Material provided:
>> BEGIN
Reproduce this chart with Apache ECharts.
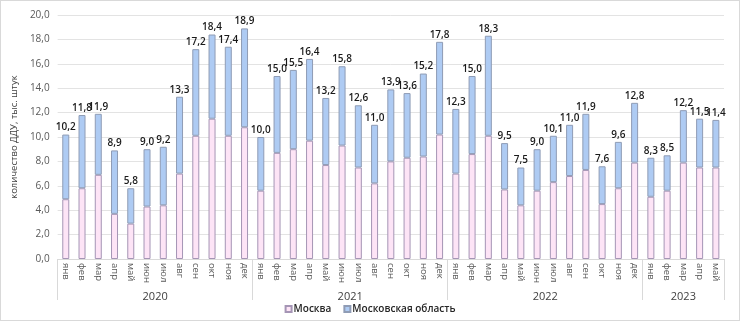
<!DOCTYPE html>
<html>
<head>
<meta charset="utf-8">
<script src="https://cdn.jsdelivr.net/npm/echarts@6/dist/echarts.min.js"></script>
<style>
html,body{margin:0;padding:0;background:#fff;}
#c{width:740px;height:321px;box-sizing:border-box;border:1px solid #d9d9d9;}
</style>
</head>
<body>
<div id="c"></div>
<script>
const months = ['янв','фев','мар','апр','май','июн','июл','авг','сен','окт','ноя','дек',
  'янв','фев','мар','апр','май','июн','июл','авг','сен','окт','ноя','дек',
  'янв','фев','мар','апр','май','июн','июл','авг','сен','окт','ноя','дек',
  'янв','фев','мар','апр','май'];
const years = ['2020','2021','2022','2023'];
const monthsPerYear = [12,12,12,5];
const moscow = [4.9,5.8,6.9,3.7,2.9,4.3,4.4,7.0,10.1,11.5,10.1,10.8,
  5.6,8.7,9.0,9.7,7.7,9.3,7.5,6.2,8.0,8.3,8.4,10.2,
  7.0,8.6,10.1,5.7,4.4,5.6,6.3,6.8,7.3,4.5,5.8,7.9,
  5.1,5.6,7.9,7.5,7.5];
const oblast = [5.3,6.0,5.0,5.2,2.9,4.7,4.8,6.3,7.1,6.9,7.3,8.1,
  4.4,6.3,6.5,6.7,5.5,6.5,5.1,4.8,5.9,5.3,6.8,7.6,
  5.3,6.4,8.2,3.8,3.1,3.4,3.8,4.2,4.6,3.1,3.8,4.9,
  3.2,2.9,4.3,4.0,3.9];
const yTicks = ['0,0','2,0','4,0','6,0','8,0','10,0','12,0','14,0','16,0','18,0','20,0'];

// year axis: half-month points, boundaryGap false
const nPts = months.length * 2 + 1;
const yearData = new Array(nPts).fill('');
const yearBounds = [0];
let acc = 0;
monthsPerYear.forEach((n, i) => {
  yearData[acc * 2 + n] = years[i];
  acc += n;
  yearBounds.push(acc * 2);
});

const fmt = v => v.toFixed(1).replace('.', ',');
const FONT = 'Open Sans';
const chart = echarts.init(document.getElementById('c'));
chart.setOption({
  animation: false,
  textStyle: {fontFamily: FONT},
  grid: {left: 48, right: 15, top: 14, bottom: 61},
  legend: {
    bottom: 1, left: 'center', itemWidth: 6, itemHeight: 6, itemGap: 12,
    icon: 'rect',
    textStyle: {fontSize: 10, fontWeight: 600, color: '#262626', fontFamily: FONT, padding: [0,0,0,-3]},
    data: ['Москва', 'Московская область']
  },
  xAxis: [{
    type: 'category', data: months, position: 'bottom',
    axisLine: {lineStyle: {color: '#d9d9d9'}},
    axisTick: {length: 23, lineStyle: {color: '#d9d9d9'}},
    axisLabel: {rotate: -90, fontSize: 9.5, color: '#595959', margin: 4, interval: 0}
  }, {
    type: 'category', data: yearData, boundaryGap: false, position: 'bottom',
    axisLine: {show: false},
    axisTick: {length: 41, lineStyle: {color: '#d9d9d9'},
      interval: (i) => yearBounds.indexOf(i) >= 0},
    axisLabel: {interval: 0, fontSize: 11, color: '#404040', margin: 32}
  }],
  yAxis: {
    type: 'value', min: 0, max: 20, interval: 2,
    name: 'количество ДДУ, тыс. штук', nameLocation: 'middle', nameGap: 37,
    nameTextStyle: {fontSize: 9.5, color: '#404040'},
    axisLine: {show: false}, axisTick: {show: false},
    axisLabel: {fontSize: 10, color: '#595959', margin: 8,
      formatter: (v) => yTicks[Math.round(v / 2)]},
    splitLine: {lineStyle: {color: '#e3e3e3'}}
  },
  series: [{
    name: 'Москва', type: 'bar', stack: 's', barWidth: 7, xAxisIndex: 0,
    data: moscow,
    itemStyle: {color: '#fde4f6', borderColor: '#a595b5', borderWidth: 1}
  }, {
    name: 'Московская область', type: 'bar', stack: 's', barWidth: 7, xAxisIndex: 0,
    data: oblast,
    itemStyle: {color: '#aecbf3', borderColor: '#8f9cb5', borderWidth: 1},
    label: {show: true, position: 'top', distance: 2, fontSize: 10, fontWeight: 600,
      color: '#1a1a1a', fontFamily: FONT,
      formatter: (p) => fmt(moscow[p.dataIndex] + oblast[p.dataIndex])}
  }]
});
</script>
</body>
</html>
>> END
Reproduce the whole listing word for word, setting aside any pictures.

Reproduce this chart with Apache ECharts.
<!DOCTYPE html>
<html>
<head>
<meta charset="utf-8">
<script src="https://cdn.jsdelivr.net/npm/echarts@6/dist/echarts.min.js"></script>
<style>
html,body{margin:0;padding:0;background:#fff;}
#c{width:740px;height:321px;box-sizing:border-box;border:1px solid #d9d9d9;}
</style>
</head>
<body>
<div id="c"></div>
<script>
const months = ['янв','фев','мар','апр','май','июн','июл','авг','сен','окт','ноя','дек',
  'янв','фев','мар','апр','май','июн','июл','авг','сен','окт','ноя','дек',
  'янв','фев','мар','апр','май','июн','июл','авг','сен','окт','ноя','дек',
  'янв','фев','мар','апр','май'];
const years = ['2020','2021','2022','2023'];
const monthsPerYear = [12,12,12,5];
const moscow = [4.9,5.8,6.9,3.7,2.9,4.3,4.4,7.0,10.1,11.5,10.1,10.8,
  5.6,8.7,9.0,9.7,7.7,9.3,7.5,6.2,8.0,8.3,8.4,10.2,
  7.0,8.6,10.1,5.7,4.4,5.6,6.3,6.8,7.3,4.5,5.8,7.9,
  5.1,5.6,7.9,7.5,7.5];
const oblast = [5.3,6.0,5.0,5.2,2.9,4.7,4.8,6.3,7.1,6.9,7.3,8.1,
  4.4,6.3,6.5,6.7,5.5,6.5,5.1,4.8,5.9,5.3,6.8,7.6,
  5.3,6.4,8.2,3.8,3.1,3.4,3.8,4.2,4.6,3.1,3.8,4.9,
  3.2,2.9,4.3,4.0,3.9];
const yTicks = ['0,0','2,0','4,0','6,0','8,0','10,0','12,0','14,0','16,0','18,0','20,0'];

// year axis: half-month points, boundaryGap false
const nPts = months.length * 2 + 1;
const yearData = new Array(nPts).fill('');
const yearBounds = [0];
let acc = 0;
monthsPerYear.forEach((n, i) => {
  yearData[acc * 2 + n] = years[i];
  acc += n;
  yearBounds.push(acc * 2);
});

const fmt = v => v.toFixed(1).replace('.', ',');
const FONT = 'Open Sans';
const chart = echarts.init(document.getElementById('c'));
chart.setOption({
  animation: false,
  textStyle: {fontFamily: FONT},
  grid: {left: 48, right: 15, top: 14, bottom: 61},
  legend: {
    bottom: 1, left: 'center', itemWidth: 6, itemHeight: 6, itemGap: 12,
    icon: 'rect',
    textStyle: {fontSize: 10, fontWeight: 600, color: '#262626', fontFamily: FONT, padding: [0,0,0,-3]},
    data: ['Москва', 'Московская область']
  },
  xAxis: [{
    type: 'category', data: months, position: 'bottom',
    axisLine: {lineStyle: {color: '#d9d9d9'}},
    axisTick: {length: 23, lineStyle: {color: '#d9d9d9'}},
    axisLabel: {rotate: -90, fontSize: 9.5, color: '#595959', margin: 4, interval: 0}
  }, {
    type: 'category', data: yearData, boundaryGap: false, position: 'bottom',
    axisLine: {show: false},
    axisTick: {length: 41, lineStyle: {color: '#d9d9d9'},
      interval: (i) => yearBounds.indexOf(i) >= 0},
    axisLabel: {interval: 0, fontSize: 11, color: '#404040', margin: 32}
  }],
  yAxis: {
    type: 'value', min: 0, max: 20, interval: 2,
    name: 'количество ДДУ, тыс. штук', nameLocation: 'middle', nameGap: 37,
    nameTextStyle: {fontSize: 9.5, color: '#404040'},
    axisLine: {show: false}, axisTick: {show: false},
    axisLabel: {fontSize: 10, color: '#595959', margin: 8,
      formatter: (v) => yTicks[Math.round(v / 2)]},
    splitLine: {lineStyle: {color: '#e3e3e3'}}
  },
  series: [{
    name: 'Москва', type: 'bar', stack: 's', barWidth: 7, xAxisIndex: 0,
    data: moscow,
    itemStyle: {color: '#fde4f6', borderColor: '#a595b5', borderWidth: 1}
  }, {
    name: 'Московская область', type: 'bar', stack: 's', barWidth: 7, xAxisIndex: 0,
    data: oblast,
    itemStyle: {color: '#aecbf3', borderColor: '#8f9cb5', borderWidth: 1},
    label: {show: true, position: 'top', distance: 2, fontSize: 10, fontWeight: 600,
      color: '#1a1a1a', fontFamily: FONT,
      formatter: (p) => fmt(moscow[p.dataIndex] + oblast[p.dataIndex])}
  }]
});
</script>
</body>
</html>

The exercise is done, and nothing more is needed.